Upah dunia yang didapatkan itu tidak ada nilainya dengan dampak negatif tindakan pengacara dengan perangai seperti itu. Dampak negatifnya adalah hilangnya keadilan, hilangnya kehormatan, dan timbulnya akhlak yang tercela.
Nabi shallallahu ‘alaihi wa sallam bersabda,
مَنْ أَعَانَ عَلَى خُصُومَةٍ بِظُلْمٍ – أَوْ يُعِينُ عَلَى ظُلْمٍ – لَمْ يَزَلْ فِى سَخَطِ اللَّهِ حَتَّى يَنْزِعَ
Siapa saja yang membantu salah satu pihak yang bersengketa dengan cara-cara yang tidak benar, maka dia selalu akan berada dalam murka Allah, sampai dia tidak lagi menolong orang tersebut.’ (HR. Ibnu Majah dan Al-Hakim; Al-Hakim mengatakan bahwa sanad hadits tersebut sahih)
Dari Ummu Salamah, Rasulullah shallallahu ‘alaihi wa sallam bersabda, ‘Aku hanyalah manusia biasa. Kalian melaporkan sengketa kepadaku. Boleh jadi, salah satu pihak yang bersengketa tersebut lebih pandai dalam beralasan–sehingga kukira dia berada di pihak yang benar–. Akhirnya, kuputuskan sebagaimana alasan yang kudengar. Maka, siapa saja yang kepadanya kuserahkan sesuatu yang sebenarnya adalah hak saudaranya, maka pada hakikatnya aku memberikan sepotong api neraka kepada orang tersebut.‘ (HR. Bukhari dan Muslim)
Artinya, sebagian orang yang bersengketa itu lebih mengerti dan lebih menguasai argumen yang diperlukan dan cara yang bagus untuk menyampaikannya.
Nabi shallallahu ‘alaihi wa sallam hanya memutuskan setelah menimbang klaim, jawaban klaim, bukti, dan sumpah. Oleh karena itu, boleh jadi putusan yang dihasilkan itu sebenarnya keliru. Dalam kondisi semisal ini, hakim sebenarnya memberikan potongan api neraka kepada pihak yang menang. Artinya, perbuatan ini mengantarkan kepada siksa api neraka.
Dengan bahasa lain, jika–berdasarkan data yang ada–hakim memenangkan pihak yang sebenarnya salah, maka kemenangan yang didapatkan oleh pihak yang dimenangkan adalah suatu hal yang haram, yang akan mengantarkan orang yang mengambilnya ke dalam neraka.
Hadits di atas adalah dalil mengenai berdosanya orang yang berdebat dalam rangka membela klaim-klaim yang tidak benar.
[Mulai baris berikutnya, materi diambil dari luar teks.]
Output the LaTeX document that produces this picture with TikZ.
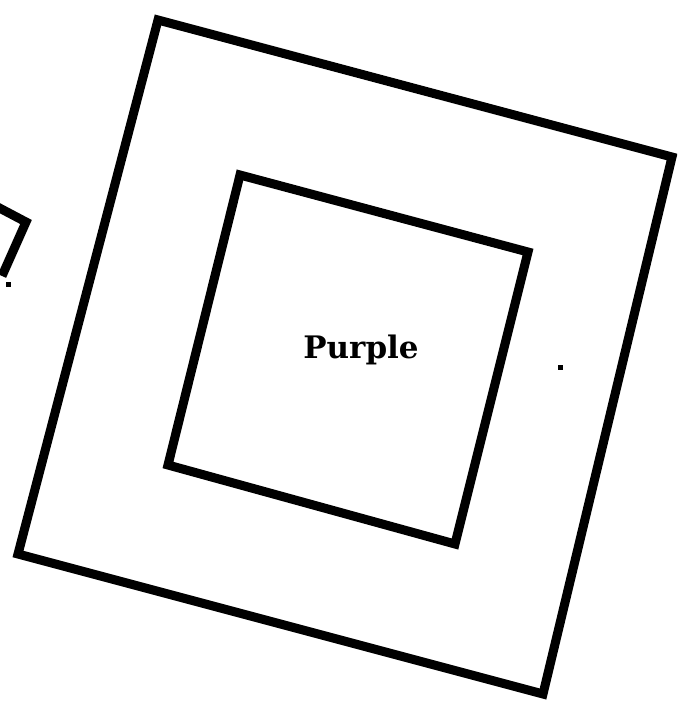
\documentclass[tikz,border=0pt]{standalone}
\usepackage{fontspec}
\newfontfamily\labelfont{DejaVu Serif}
\begin{document}
\begin{tikzpicture}[x=1pt,y=-1pt,
  frame/.style={line width=9pt,line join=miter,black},
  speck/.style={fill=black}]
\useasboundingbox (0,0) rectangle (677,703);
\clip (0,0) rectangle (677,703);
% outer square
\draw[frame] (158,20) -- (672,157) -- (543,694) -- (18,554) -- cycle;
% inner square
\draw[frame] (240,175) -- (528,252) -- (455,544) -- (168,465) -- cycle;
% fragment at left edge
\draw[frame] (-10,203) -- (26,222) -- (2,276);
% specks
\fill[speck] (6,282) rectangle (11,287);
\fill[speck] (558,365) rectangle (563,370);
\node[font=\labelfont\bfseries\fontsize{31}{34}\selectfont] (lbl) at (361,350) {Purple};
\end{tikzpicture}
\end{document}
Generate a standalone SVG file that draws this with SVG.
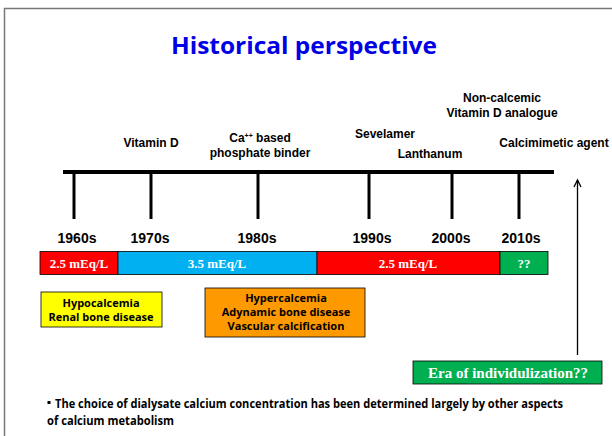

Walau di dunia dia berhak atas hal yang dia klaim, namun hal tersebut tetaplah haram sisi Allah. Sehingga, keputusan seorang hakim itu tidaklah mengubah sesuatu yang haram menjadi halal.
Wahai para pengacara, janganlah kalian tolong orang yang zalim agar bisa mewujudkan kezalimannya! Janganlah kalian mau menangani suatu kasus, kecuali setelah kalian mengetahui duduk permasalahan yang sebenarnya! Hendaknya, pembelaan yang kalian berikan adalah pembelaan yang proposional, tanpa ngotot dan tanpa berteriak-teriak.” (Al-Ibda’ fi Madhar Al-Ibtida’, hlm. 26)
Jika dalam menjalankan profesinya, seorang advokat bisa terbebas dari hal-hal terlarang sebagaimana uraian di atas, maka profesi yang dia jalankan adalah pekerjaan yang hukumnya mubah dan upah yang dia dapatkan adalah upah yang halal.
Akan tetapi, yang menjadi pertanyaan mendasar: bisakah syarat-syarat di atas direalisasikan di dunia nyata?